◆ EXERCISE OBJECTIVE ◆
Give back the full listing, character for character, with no pictures.

_ _ _

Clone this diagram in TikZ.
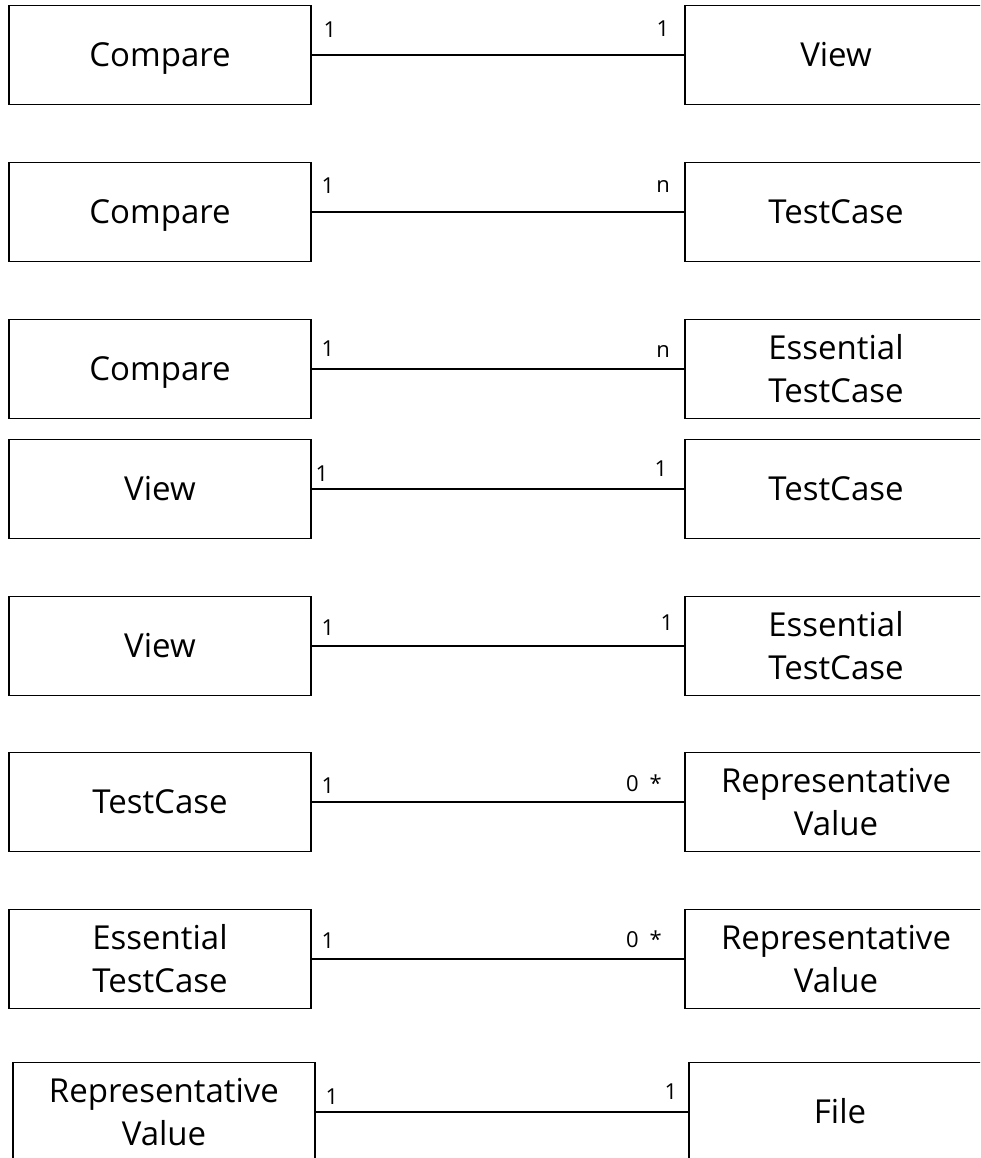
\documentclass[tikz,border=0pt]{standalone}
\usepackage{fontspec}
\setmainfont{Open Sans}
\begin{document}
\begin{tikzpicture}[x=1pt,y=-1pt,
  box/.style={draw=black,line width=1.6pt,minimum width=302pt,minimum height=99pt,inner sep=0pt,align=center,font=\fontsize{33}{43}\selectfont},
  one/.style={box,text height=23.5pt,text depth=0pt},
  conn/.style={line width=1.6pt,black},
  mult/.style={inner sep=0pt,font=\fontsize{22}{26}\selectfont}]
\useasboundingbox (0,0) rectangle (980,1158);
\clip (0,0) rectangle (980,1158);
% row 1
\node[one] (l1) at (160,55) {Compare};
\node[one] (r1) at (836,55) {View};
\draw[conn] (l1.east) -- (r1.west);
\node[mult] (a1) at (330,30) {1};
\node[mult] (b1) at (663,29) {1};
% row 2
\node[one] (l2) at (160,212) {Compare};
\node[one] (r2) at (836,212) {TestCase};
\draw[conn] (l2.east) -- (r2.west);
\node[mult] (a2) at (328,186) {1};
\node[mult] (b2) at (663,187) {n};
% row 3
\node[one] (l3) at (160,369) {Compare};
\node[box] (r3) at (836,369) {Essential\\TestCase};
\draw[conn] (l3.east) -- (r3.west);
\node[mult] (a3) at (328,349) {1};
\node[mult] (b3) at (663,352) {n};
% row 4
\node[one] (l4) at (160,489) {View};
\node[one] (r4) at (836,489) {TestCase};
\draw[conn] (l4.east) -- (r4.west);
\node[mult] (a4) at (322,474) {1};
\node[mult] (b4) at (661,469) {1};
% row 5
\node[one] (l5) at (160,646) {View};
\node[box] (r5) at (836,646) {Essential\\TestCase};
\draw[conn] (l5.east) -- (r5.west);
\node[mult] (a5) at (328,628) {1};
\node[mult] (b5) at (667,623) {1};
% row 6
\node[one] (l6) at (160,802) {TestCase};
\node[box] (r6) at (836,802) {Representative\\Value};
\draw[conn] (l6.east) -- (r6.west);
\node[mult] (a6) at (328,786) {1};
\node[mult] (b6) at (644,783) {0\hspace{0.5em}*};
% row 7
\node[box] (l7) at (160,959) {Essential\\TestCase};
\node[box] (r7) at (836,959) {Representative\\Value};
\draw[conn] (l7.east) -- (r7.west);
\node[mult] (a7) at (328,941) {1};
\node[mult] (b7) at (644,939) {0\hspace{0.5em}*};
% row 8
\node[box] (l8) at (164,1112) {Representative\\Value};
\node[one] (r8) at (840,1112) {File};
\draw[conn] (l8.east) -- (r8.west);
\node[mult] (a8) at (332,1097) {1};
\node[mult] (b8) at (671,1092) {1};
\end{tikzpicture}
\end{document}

_ _ _

◆ COMPLETE RESPONSE ◆
Clone this diagram in TikZ.
\documentclass[tikz,border=0pt]{standalone}
\usepackage{fontspec}
\setmainfont{Open Sans}
\begin{document}
\begin{tikzpicture}[x=1pt,y=-1pt,
  box/.style={draw=black,line width=1.6pt,minimum width=302pt,minimum height=99pt,inner sep=0pt,align=center,font=\fontsize{33}{43}\selectfont},
  one/.style={box,text height=23.5pt,text depth=0pt},
  conn/.style={line width=1.6pt,black},
  mult/.style={inner sep=0pt,font=\fontsize{22}{26}\selectfont}]
\useasboundingbox (0,0) rectangle (980,1158);
\clip (0,0) rectangle (980,1158);
% row 1
\node[one] (l1) at (160,55) {Compare};
\node[one] (r1) at (836,55) {View};
\draw[conn] (l1.east) -- (r1.west);
\node[mult] (a1) at (330,30) {1};
\node[mult] (b1) at (663,29) {1};
% row 2
\node[one] (l2) at (160,212) {Compare};
\node[one] (r2) at (836,212) {TestCase};
\draw[conn] (l2.east) -- (r2.west);
\node[mult] (a2) at (328,186) {1};
\node[mult] (b2) at (663,187) {n};
% row 3
\node[one] (l3) at (160,369) {Compare};
\node[box] (r3) at (836,369) {Essential\\TestCase};
\draw[conn] (l3.east) -- (r3.west);
\node[mult] (a3) at (328,349) {1};
\node[mult] (b3) at (663,352) {n};
% row 4
\node[one] (l4) at (160,489) {View};
\node[one] (r4) at (836,489) {TestCase};
\draw[conn] (l4.east) -- (r4.west);
\node[mult] (a4) at (322,474) {1};
\node[mult] (b4) at (661,469) {1};
% row 5
\node[one] (l5) at (160,646) {View};
\node[box] (r5) at (836,646) {Essential\\TestCase};
\draw[conn] (l5.east) -- (r5.west);
\node[mult] (a5) at (328,628) {1};
\node[mult] (b5) at (667,623) {1};
% row 6
\node[one] (l6) at (160,802) {TestCase};
\node[box] (r6) at (836,802) {Representative\\Value};
\draw[conn] (l6.east) -- (r6.west);
\node[mult] (a6) at (328,786) {1};
\node[mult] (b6) at (644,783) {0\hspace{0.5em}*};
% row 7
\node[box] (l7) at (160,959) {Essential\\TestCase};
\node[box] (r7) at (836,959) {Representative\\Value};
\draw[conn] (l7.east) -- (r7.west);
\node[mult] (a7) at (328,941) {1};
\node[mult] (b7) at (644,939) {0\hspace{0.5em}*};
% row 8
\node[box] (l8) at (164,1112) {Representative\\Value};
\node[one] (r8) at (840,1112) {File};
\draw[conn] (l8.east) -- (r8.west);
\node[mult] (a8) at (332,1097) {1};
\node[mult] (b8) at (671,1092) {1};
\end{tikzpicture}
\end{document}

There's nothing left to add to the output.